Horace Walpole in a letter to Sir H. Mann (1 Sep. 1750) tells a similar tale. “They have put in the papers a good story made on White’s; a man dropped down dead at the door, was carried in; the club immediately made bets whether he was dead or not, and when they were going to bleed him, the wagerers for his death interposed, and said it would affect the fairness of the bet.” But there is no such bet mentioned in White’s betting book.
They even betted in the House of Commons. In the course of a debate Mr Pulteney charged Sir Robert Walpole with misquoting Horace; the prime minister replied by offering to bet that he had not done so, and the wager was accepted. The clerk of the House was called upon to decide the question, and declared Pulteney right; upon which Sir Robert threw a guinea across the House, to be picked up by his opponent, with the remark that it was the first public money he had touched for a long time.
Brookes’ betting book has C. J. Fox’s name frequently. In 1744 he bet Lord Northington that he would be called to the Bar within four years time. In 1755, he received one guinea from Lord Bolingbroke, upon condition of paying him a thousand pounds when the debts of the country amounted to a hundred and seventy-one millions; an event Fox lived to see come to pass.

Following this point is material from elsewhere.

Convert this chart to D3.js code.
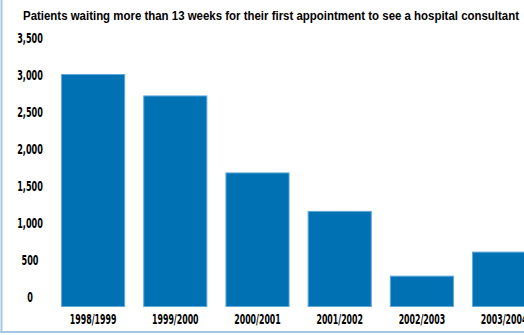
<!DOCTYPE html>
<html>
<head>
<meta charset="utf-8">
<script src="https://cdn.jsdelivr.net/npm/d3@7"></script>
<style>
  html, body { margin: 0; padding: 0; background: #fff; }
  svg { display: block; }
</style>
</head>
<body>
<svg id="chart" width="524" height="335"></svg>
<script>
const title = "Patients waiting more than 13 weeks for their first appointment to see a hospital consultant";
const categories = ["1998/1999", "1999/2000", "2000/2001", "2001/2002", "2002/2003", "2003/2004"];
const values = [3000, 2710, 1670, 1150, 275, 600];
const tickValues = [0, 500, 1000, 1500, 2000, 2500, 3000, 3500];

const svg = d3.select("#chart");
const W = 524, H = 335;
const plotBottom = 307;

// frame (left and bottom edges visible)
svg.append("line").attr("x1", 1.5).attr("x2", 1.5).attr("y1", 0).attr("y2", 332)
  .attr("stroke", "#a8c6e6").attr("stroke-width", 2);
svg.append("line").attr("x1", 0).attr("x2", W).attr("y1", 332).attr("y2", 332)
  .attr("stroke", "#a8c6e6").attr("stroke-width", 2);

// title
svg.append("text")
  .attr("x", 23).attr("y", 20)
  .attr("font-family", "'Liberation Sans', Arial, sans-serif")
  .attr("font-weight", "bold")
  .attr("font-size", 13.5)
  .attr("textLength", 496)
  .attr("lengthAdjust", "spacingAndGlyphs")
  .attr("fill", "#000")
  .text(title);

const x = d3.scaleBand()
  .domain(categories)
  .range([52, 545.2])
  .paddingInner(0.22)
  .paddingOuter(0.11);

const y = d3.scaleLinear()
  .domain([0, 3500])
  .range([296, 37]);

// bars
svg.append("g").selectAll("rect")
  .data(values)
  .join("rect")
  .attr("x", (d, i) => x(categories[i]) + 0.5)
  .attr("y", d => y(d) + 0.5)
  .attr("width", x.bandwidth() - 1)
  .attr("height", d => plotBottom - y(d) - 1)
  .attr("fill", "#0072b3")
  .attr("stroke", "#5fa8dc")
  .attr("stroke-width", 1);

const fontCond = "'DejaVu Sans', 'Liberation Sans', sans-serif";

function condense(sel, factor) {
  sel.each(function () {
    const len = this.getComputedTextLength();
    d3.select(this).attr("textLength", len * factor).attr("lengthAdjust", "spacingAndGlyphs");
  });
}

// y axis
const yAxis = d3.axisLeft(y)
  .tickValues(tickValues)
  .tickSize(0)
  .tickPadding(0)
  .tickFormat(d3.format(","));
const gy = svg.append("g").attr("transform", "translate(30,0)").call(yAxis);
gy.select(".domain").remove();
gy.selectAll("text")
  .attr("text-anchor", "middle")
  .attr("x", 0)
  .attr("font-family", fontCond)
  .attr("font-weight", "bold")
  .attr("font-size", 14)
  .attr("fill", "#000")
  .attr("dy", "0.36em")
  .call(condense, 0.58);

// x axis
const xAxis = d3.axisBottom(x).tickSize(0).tickPadding(0);
const gx = svg.append("g").attr("transform", "translate(0," + plotBottom + ")").call(xAxis);
gx.select(".domain").remove();
gx.selectAll("text")
  .attr("font-family", fontCond)
  .attr("font-weight", "bold")
  .attr("font-size", 14)
  .attr("fill", "#000")
  .attr("y", 7)
  .attr("dy", "0.71em")
  .call(condense, 0.56);
</script>
</body>
</html>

In the Connoisseur of 9th May 1754 is an article on the prevalence of wagers. It says: “Tho’ most of our follies are imported from France, this had its rise and progress entirely in England. In the last illness of Louis XIV. Lord Stair laid a wager on his death; and we may guess what the French thought of it, from the manner in which Voltaire mentions it, in his Siècle de Louis XIV. ‘Le roi fut attaqué vers le milieu du mois d’Août. Le Comte de Stair, ambassadeur d’Angleterre paria, selon le génie de sa nation, que le roi ne passeroit pas le mois de Septembre.’ ‘The King,’ says he, ‘was taken ill about the middle of August; when Lord Stair, the Ambassador from England, betted according to the custom of his nation, that the king would not live beyond September.’